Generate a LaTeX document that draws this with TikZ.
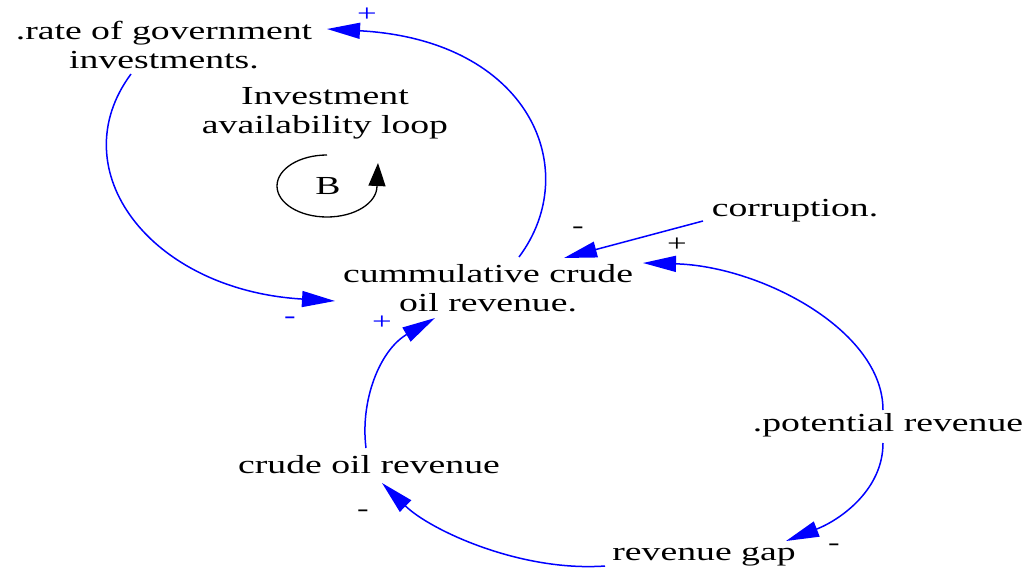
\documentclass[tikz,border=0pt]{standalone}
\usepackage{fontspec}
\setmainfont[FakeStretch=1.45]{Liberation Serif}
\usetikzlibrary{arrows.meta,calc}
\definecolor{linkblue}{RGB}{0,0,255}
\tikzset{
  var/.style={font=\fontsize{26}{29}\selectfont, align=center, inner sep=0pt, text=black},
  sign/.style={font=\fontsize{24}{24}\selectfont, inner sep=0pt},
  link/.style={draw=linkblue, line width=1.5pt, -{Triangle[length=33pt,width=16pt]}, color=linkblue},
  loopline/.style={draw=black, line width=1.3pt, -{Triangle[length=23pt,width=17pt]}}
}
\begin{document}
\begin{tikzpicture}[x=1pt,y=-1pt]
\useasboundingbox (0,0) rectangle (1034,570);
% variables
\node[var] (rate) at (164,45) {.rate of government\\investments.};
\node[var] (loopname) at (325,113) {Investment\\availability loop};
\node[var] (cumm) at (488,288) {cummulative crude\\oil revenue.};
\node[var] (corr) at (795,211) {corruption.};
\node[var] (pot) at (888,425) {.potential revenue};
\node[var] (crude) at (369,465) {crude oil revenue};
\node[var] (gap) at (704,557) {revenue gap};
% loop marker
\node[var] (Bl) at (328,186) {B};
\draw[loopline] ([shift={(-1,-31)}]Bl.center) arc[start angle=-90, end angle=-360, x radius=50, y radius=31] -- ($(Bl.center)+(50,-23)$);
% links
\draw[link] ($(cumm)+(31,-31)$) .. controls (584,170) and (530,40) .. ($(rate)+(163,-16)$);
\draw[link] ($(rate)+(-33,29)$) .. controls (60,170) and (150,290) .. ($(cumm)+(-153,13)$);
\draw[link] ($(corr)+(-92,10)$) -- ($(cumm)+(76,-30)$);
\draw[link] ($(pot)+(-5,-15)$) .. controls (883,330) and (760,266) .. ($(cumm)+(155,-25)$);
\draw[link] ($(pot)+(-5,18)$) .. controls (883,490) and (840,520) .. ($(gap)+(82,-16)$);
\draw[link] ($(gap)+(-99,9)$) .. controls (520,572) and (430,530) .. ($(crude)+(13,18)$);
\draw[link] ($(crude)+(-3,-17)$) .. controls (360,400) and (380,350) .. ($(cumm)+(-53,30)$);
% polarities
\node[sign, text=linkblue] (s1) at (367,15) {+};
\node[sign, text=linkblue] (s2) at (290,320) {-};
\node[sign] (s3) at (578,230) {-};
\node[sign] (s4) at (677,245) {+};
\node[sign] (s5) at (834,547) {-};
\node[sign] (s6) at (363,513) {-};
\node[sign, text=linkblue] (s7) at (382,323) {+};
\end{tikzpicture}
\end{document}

________________________

» Problem to solve
Without the pictures, print the whole listing exactly as given.

» The result
Generate a LaTeX document that draws this with TikZ.
\documentclass[tikz,border=0pt]{standalone}
\usepackage{fontspec}
\setmainfont[FakeStretch=1.45]{Liberation Serif}
\usetikzlibrary{arrows.meta,calc}
\definecolor{linkblue}{RGB}{0,0,255}
\tikzset{
  var/.style={font=\fontsize{26}{29}\selectfont, align=center, inner sep=0pt, text=black},
  sign/.style={font=\fontsize{24}{24}\selectfont, inner sep=0pt},
  link/.style={draw=linkblue, line width=1.5pt, -{Triangle[length=33pt,width=16pt]}, color=linkblue},
  loopline/.style={draw=black, line width=1.3pt, -{Triangle[length=23pt,width=17pt]}}
}
\begin{document}
\begin{tikzpicture}[x=1pt,y=-1pt]
\useasboundingbox (0,0) rectangle (1034,570);
% variables
\node[var] (rate) at (164,45) {.rate of government\\investments.};
\node[var] (loopname) at (325,113) {Investment\\availability loop};
\node[var] (cumm) at (488,288) {cummulative crude\\oil revenue.};
\node[var] (corr) at (795,211) {corruption.};
\node[var] (pot) at (888,425) {.potential revenue};
\node[var] (crude) at (369,465) {crude oil revenue};
\node[var] (gap) at (704,557) {revenue gap};
% loop marker
\node[var] (Bl) at (328,186) {B};
\draw[loopline] ([shift={(-1,-31)}]Bl.center) arc[start angle=-90, end angle=-360, x radius=50, y radius=31] -- ($(Bl.center)+(50,-23)$);
% links
\draw[link] ($(cumm)+(31,-31)$) .. controls (584,170) and (530,40) .. ($(rate)+(163,-16)$);
\draw[link] ($(rate)+(-33,29)$) .. controls (60,170) and (150,290) .. ($(cumm)+(-153,13)$);
\draw[link] ($(corr)+(-92,10)$) -- ($(cumm)+(76,-30)$);
\draw[link] ($(pot)+(-5,-15)$) .. controls (883,330) and (760,266) .. ($(cumm)+(155,-25)$);
\draw[link] ($(pot)+(-5,18)$) .. controls (883,490) and (840,520) .. ($(gap)+(82,-16)$);
\draw[link] ($(gap)+(-99,9)$) .. controls (520,572) and (430,530) .. ($(crude)+(13,18)$);
\draw[link] ($(crude)+(-3,-17)$) .. controls (360,400) and (380,350) .. ($(cumm)+(-53,30)$);
% polarities
\node[sign, text=linkblue] (s1) at (367,15) {+};
\node[sign, text=linkblue] (s2) at (290,320) {-};
\node[sign] (s3) at (578,230) {-};
\node[sign] (s4) at (677,245) {+};
\node[sign] (s5) at (834,547) {-};
\node[sign] (s6) at (363,513) {-};
\node[sign, text=linkblue] (s7) at (382,323) {+};
\end{tikzpicture}
\end{document}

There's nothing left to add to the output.